The State Duma in Russia looks set to give final approval to a law which would ban “homosexual propaganda” to minors, and includes harsh punishments including jail time and fines.
The Duma is expected to give its final approval to the bill banning “propaganda of non-traditional sexual relations”, to minors as well as media organisations, today.
Protesters gathered outside the Duma, but were seriously outnumbered by the bill’s supporters, some of whom carried religious icons. Those against the bill kissed in public, before 20 people were detained in scuffles, police confirmed.
One of the bill’s sponsors, Yelena Mizulina, of the A Just Russia party said: “Traditional sexual relations are relations between a man and a woman… and these relations need special protection from the Government.”
According to AFP, only one lawmaker, Alexei Mitrofanov, also of A Just Russia, criticised the bill, saying: “I am in general against the concept of this bill.”
The bill must be passed by the Duma in its third reading, before it goes on to the Senate for consideration. It is expected to pass, and will then be signed into law by President Vladimir Putin.
The draft law, submitted in March 2012, details that the “promotion of homosexuality” among children could warrant fines of 4,000-5,000 rubles (£85-105) for individuals, 40,000-50,000 rubles (£850-1050) for officials, and 400-500,000 (£8,500-10,500) rubles for businesses.
It also targets foreigners, as many LGBT activists have travelled to Russia to support LGBT events.

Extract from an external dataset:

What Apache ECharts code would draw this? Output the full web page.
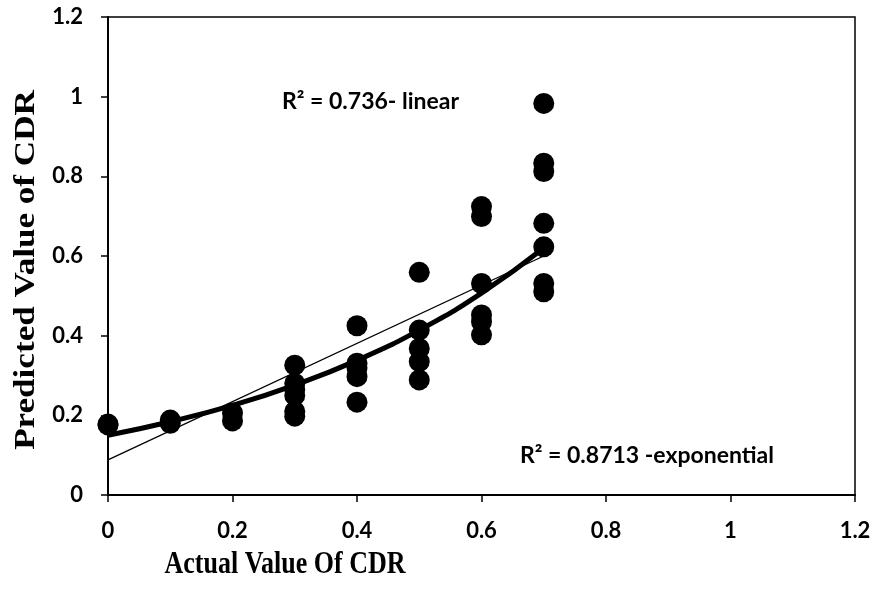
<!DOCTYPE html>
<html>
<head>
<meta charset="utf-8">
<script src="https://cdn.jsdelivr.net/npm/echarts@6/dist/echarts.min.js"></script>
<style>
  html, body { margin: 0; padding: 0; background: #fff; }
  #chart { width: 877px; height: 601px; }
</style>
</head>
<body>
<div id="chart"></div>
<script>
// actual CDR vs predicted CDR
const actualX = [0, 0,
  0.1, 0.1,
  0.2, 0.2,
  0.3, 0.3, 0.3, 0.3, 0.3, 0.3,
  0.4, 0.4, 0.4, 0.4, 0.4,
  0.5, 0.5, 0.5, 0.5, 0.5,
  0.6, 0.6, 0.6, 0.6, 0.6, 0.6,
  0.7, 0.7, 0.7, 0.7, 0.7, 0.7, 0.7];
const predictedY = [0.178, 0.176,
  0.18, 0.188,
  0.206, 0.186,
  0.326, 0.28, 0.265, 0.25, 0.21, 0.198,
  0.425, 0.331, 0.319, 0.297, 0.233,
  0.559, 0.414, 0.368, 0.335, 0.289,
  0.724, 0.699, 0.531, 0.452, 0.435, 0.402,
  0.983, 0.833, 0.812, 0.682, 0.623, 0.531, 0.51];

// trend lines as they appear on the figure
const expTrendX = [0, 0.1, 0.2, 0.3, 0.4, 0.5, 0.6, 0.7];
const expTrendY = [0.15, 0.184, 0.225, 0.276, 0.338, 0.414, 0.507, 0.62];
const linTrendX = [0, 0.7];
const linTrendY = [0.088, 0.6];

const pts = actualX.map((x, i) => [x, predictedY[i]]);
const expLine = expTrendX.map((x, i) => [x, expTrendY[i]]);
const linLine = linTrendX.map((x, i) => [x, linTrendY[i]]);

const labelStyle = { color: '#000', fontWeight: 'bold', fontSize: 22, fontFamily: 'Lato' };

const chart = echarts.init(document.getElementById('chart'));
chart.setOption({
  animation: false,
  backgroundColor: '#fff',
  grid: { left: 108, right: 22, top: 17, bottom: 106, show: true, borderColor: '#000', borderWidth: 1.5 },
  xAxis: {
    type: 'value', min: 0, max: 1.2, interval: 0.2,
    axisLine: { onZero: false, lineStyle: { color: '#000', width: 2 } },
    axisTick: { show: true, inside: false, length: 7, lineStyle: { color: '#000', width: 1.5 } },
    splitLine: { show: false },
    axisLabel: Object.assign({ margin: 25 }, labelStyle)
  },
  yAxis: {
    type: 'value', min: 0, max: 1.2, interval: 0.2,
    axisLine: { show: true, onZero: false, lineStyle: { color: '#000', width: 2 } },
    axisTick: { show: true, inside: false, length: 7, lineStyle: { color: '#000', width: 1.5 } },
    splitLine: { show: false },
    axisLabel: Object.assign({ margin: 25 }, labelStyle)
  },
  graphic: [
    { type: 'text', x: 285, y: 565, scaleY: 1.25,
      style: { text: 'Actual Value Of CDR', fill: '#000', font: 'bold 26px "Liberation Serif"',
        textAlign: 'center', textVerticalAlign: 'middle' } },
    { type: 'text', x: 26, y: 270, rotation: Math.PI / 2, scaleX: 1.17,
      style: { text: 'Predicted Value of CDR', fill: '#000', font: 'bold 30px "Liberation Serif"',
        textAlign: 'center', textVerticalAlign: 'middle' } },
    { type: 'text', left: 282, top: 90,
      style: { text: 'R² = 0.736- linear', fill: '#000', font: 'bold 23px Lato' } },
    { type: 'text', left: 520, top: 444,
      style: { text: 'R² = 0.8713 -exponential', fill: '#000', font: 'bold 23px Lato' } }
  ],
  series: [
    { type: 'scatter', data: pts, symbol: 'circle', symbolSize: 21,
      itemStyle: { color: '#000', opacity: 1 }, z: 2 },
    { type: 'line', data: expLine, smooth: true, symbol: 'none',
      lineStyle: { color: '#000', width: 5 }, z: 3 },
    { type: 'line', data: linLine, symbol: 'none',
      lineStyle: { color: '#000', width: 1.3 }, z: 4 }
  ]
});
</script>
</body>
</html>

It details that such offenders can be detained by police for up to 15 days, deported, and fined up to 100,000 rubles (£2,000).
Similar laws have already been passed regionally in ten different areas of Russia, but this bill would impose the law nationwide.
The initial hearing of the bill was previously delayed from December to January after it sparked demonstrations from gay activists who said the bill was needlessly discriminatory and would distract from more serious issues.
St Petersburg’s anti-gay laws were frequently headline news last year due in part due to action being brought against pro-gay rights singers including Madonna, and Lady Gaga speaking out against the discriminatory law.